- Novi Breg Location in Slovenia
- Coordinates: 45°41′7.07″N 14°58′1.16″E﻿ / ﻿45.6852972°N 14.9669889°E
- Country: Slovenia
- Traditional region: Lower Carniola
- Statistical region: Southeast Slovenia
- Municipality: Kočevje
- Elevation: 590 m (1,940 ft)

Population (2002)
- • Total: 0

= Novi Breg =

Novi Breg (/sl/; Neubacher) is a remote abandoned settlement in the Municipality of Kočevje in southern Slovenia. The area is part of the traditional region of Lower Carniola and is now included in the Southeast Slovenia Statistical Region. Its territory is now part of the village of Trnovec.

==History==
Novi Breg was a village inhabited by Gottschee Germans. It had 12 houses before the Second World War. On 12 June 1942 member of the Executive Committee of the Liberation Front, the Central Committee of the Communist Party of Slovenia, and the Partisan Supreme Command met here.
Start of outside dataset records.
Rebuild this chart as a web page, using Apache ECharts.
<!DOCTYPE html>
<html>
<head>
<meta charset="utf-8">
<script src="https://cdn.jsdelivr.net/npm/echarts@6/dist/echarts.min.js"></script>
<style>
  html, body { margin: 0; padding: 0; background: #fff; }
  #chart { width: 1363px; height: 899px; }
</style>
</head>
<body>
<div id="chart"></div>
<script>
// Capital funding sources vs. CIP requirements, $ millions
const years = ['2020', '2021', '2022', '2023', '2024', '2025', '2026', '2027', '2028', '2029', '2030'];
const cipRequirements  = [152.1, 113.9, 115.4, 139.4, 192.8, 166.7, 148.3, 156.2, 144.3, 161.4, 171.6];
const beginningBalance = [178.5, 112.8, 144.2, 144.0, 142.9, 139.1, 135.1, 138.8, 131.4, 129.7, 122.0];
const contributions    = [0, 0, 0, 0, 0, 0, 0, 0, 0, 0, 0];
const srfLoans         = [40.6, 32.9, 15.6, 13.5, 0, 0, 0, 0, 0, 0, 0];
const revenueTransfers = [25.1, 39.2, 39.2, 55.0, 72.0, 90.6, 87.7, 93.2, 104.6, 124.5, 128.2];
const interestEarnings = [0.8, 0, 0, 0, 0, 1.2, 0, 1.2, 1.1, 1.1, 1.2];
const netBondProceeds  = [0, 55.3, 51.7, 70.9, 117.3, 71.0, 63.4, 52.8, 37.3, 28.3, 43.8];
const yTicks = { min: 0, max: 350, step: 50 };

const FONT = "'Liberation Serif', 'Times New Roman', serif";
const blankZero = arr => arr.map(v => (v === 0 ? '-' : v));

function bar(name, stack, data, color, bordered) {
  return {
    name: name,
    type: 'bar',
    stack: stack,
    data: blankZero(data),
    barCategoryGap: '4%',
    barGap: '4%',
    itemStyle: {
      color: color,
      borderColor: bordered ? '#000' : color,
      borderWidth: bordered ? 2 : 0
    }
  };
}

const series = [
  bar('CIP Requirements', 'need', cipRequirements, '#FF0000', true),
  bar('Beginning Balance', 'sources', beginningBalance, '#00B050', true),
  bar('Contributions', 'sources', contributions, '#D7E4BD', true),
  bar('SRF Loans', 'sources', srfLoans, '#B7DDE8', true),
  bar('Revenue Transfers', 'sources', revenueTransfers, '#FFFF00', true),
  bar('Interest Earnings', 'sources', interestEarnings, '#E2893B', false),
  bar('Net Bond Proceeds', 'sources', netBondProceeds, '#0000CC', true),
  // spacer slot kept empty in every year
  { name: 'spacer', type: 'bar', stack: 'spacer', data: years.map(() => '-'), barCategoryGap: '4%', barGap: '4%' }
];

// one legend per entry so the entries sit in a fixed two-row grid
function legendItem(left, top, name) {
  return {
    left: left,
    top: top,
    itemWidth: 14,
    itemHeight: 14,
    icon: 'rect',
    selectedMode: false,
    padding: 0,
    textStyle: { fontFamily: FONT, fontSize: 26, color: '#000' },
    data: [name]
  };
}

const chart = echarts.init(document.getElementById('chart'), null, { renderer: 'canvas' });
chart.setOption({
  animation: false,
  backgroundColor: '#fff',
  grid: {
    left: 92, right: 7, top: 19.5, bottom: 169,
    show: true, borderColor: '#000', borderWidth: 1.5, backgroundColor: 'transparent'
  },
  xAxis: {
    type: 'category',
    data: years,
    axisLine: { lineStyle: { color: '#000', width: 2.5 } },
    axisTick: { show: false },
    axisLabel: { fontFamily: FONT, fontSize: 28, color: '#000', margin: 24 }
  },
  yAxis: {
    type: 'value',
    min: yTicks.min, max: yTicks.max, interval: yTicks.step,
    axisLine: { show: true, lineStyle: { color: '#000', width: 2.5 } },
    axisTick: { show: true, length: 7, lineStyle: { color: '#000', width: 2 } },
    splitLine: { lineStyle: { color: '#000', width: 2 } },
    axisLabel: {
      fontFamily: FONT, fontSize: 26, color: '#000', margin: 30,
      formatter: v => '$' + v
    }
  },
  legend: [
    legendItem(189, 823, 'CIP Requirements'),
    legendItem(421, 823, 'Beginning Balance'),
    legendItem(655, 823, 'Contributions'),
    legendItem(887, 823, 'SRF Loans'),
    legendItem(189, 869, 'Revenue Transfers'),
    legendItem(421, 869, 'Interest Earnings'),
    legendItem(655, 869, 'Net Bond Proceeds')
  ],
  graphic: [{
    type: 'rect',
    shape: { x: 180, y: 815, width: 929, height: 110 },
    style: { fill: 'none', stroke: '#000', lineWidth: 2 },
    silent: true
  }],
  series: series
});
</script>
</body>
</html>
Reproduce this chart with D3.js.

There was a large Partisan base on Kamenjak Hill northwest of the settlement, and the Partisan Supreme Command lodged itself in cabins on Royal Rock Hill (Kraljevi kamen) to the northeast, where they also built several bunkers for use as warehouses. On 14 August 1942, during the Rog Offensive by Italian forces, the Executive Committee and Central Committee members also withdrew to a bunker on Royal Rock Hill. During this time settlement was burned by Italian troops. They remained there until 23 August, and then went to Podlipoglav and from there to the Polhov Gradec Hills. The settlement was not rebuilt after the war.